> EXERCISE BRIEF: Reproduce the listing word for word, leaving every picture behind.

- - - - -

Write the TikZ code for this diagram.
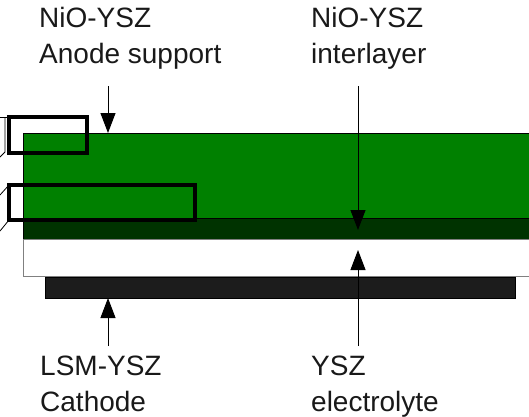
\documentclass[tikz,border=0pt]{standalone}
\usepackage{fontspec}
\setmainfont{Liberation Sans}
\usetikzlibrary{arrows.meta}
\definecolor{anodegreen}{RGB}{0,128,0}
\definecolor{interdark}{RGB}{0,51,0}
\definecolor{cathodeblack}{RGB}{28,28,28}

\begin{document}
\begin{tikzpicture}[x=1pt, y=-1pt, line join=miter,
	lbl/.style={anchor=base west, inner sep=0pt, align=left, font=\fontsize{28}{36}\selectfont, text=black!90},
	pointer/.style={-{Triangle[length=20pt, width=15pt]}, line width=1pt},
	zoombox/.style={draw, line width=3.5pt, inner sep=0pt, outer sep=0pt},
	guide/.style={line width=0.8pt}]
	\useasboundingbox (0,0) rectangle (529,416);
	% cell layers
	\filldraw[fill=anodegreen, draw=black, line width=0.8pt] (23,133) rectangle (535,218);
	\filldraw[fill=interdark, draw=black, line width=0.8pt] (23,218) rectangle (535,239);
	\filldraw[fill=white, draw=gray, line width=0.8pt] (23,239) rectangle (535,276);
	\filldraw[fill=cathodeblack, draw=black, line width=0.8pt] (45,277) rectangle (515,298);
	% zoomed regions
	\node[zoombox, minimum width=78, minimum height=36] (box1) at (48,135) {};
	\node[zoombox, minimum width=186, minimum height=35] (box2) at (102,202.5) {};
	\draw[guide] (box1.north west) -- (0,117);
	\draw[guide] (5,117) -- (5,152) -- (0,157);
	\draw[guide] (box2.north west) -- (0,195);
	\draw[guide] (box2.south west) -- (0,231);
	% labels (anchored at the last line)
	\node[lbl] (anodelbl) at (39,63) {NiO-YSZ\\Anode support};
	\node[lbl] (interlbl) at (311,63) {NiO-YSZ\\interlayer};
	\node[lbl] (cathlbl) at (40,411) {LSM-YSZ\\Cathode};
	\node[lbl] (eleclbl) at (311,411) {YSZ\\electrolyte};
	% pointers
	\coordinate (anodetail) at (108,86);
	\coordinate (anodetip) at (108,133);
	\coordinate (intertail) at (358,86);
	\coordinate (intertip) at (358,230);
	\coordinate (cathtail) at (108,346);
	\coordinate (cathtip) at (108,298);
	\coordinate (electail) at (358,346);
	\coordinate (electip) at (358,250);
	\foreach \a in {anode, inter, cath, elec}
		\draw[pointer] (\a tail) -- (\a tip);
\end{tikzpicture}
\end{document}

- - - - -

> FINAL RESULT:
Write the TikZ code for this diagram.
\documentclass[tikz,border=0pt]{standalone}
\usepackage{fontspec}
\setmainfont{Liberation Sans}
\usetikzlibrary{arrows.meta}
\definecolor{anodegreen}{RGB}{0,128,0}
\definecolor{interdark}{RGB}{0,51,0}
\definecolor{cathodeblack}{RGB}{28,28,28}

\begin{document}
\begin{tikzpicture}[x=1pt, y=-1pt, line join=miter,
	lbl/.style={anchor=base west, inner sep=0pt, align=left, font=\fontsize{28}{36}\selectfont, text=black!90},
	pointer/.style={-{Triangle[length=20pt, width=15pt]}, line width=1pt},
	zoombox/.style={draw, line width=3.5pt, inner sep=0pt, outer sep=0pt},
	guide/.style={line width=0.8pt}]
	\useasboundingbox (0,0) rectangle (529,416);
	% cell layers
	\filldraw[fill=anodegreen, draw=black, line width=0.8pt] (23,133) rectangle (535,218);
	\filldraw[fill=interdark, draw=black, line width=0.8pt] (23,218) rectangle (535,239);
	\filldraw[fill=white, draw=gray, line width=0.8pt] (23,239) rectangle (535,276);
	\filldraw[fill=cathodeblack, draw=black, line width=0.8pt] (45,277) rectangle (515,298);
	% zoomed regions
	\node[zoombox, minimum width=78, minimum height=36] (box1) at (48,135) {};
	\node[zoombox, minimum width=186, minimum height=35] (box2) at (102,202.5) {};
	\draw[guide] (box1.north west) -- (0,117);
	\draw[guide] (5,117) -- (5,152) -- (0,157);
	\draw[guide] (box2.north west) -- (0,195);
	\draw[guide] (box2.south west) -- (0,231);
	% labels (anchored at the last line)
	\node[lbl] (anodelbl) at (39,63) {NiO-YSZ\\Anode support};
	\node[lbl] (interlbl) at (311,63) {NiO-YSZ\\interlayer};
	\node[lbl] (cathlbl) at (40,411) {LSM-YSZ\\Cathode};
	\node[lbl] (eleclbl) at (311,411) {YSZ\\electrolyte};
	% pointers
	\coordinate (anodetail) at (108,86);
	\coordinate (anodetip) at (108,133);
	\coordinate (intertail) at (358,86);
	\coordinate (intertip) at (358,230);
	\coordinate (cathtail) at (108,346);
	\coordinate (cathtip) at (108,298);
	\coordinate (electail) at (358,346);
	\coordinate (electip) at (358,250);
	\foreach \a in {anode, inter, cath, elec}
		\draw[pointer] (\a tail) -- (\a tip);
\end{tikzpicture}
\end{document}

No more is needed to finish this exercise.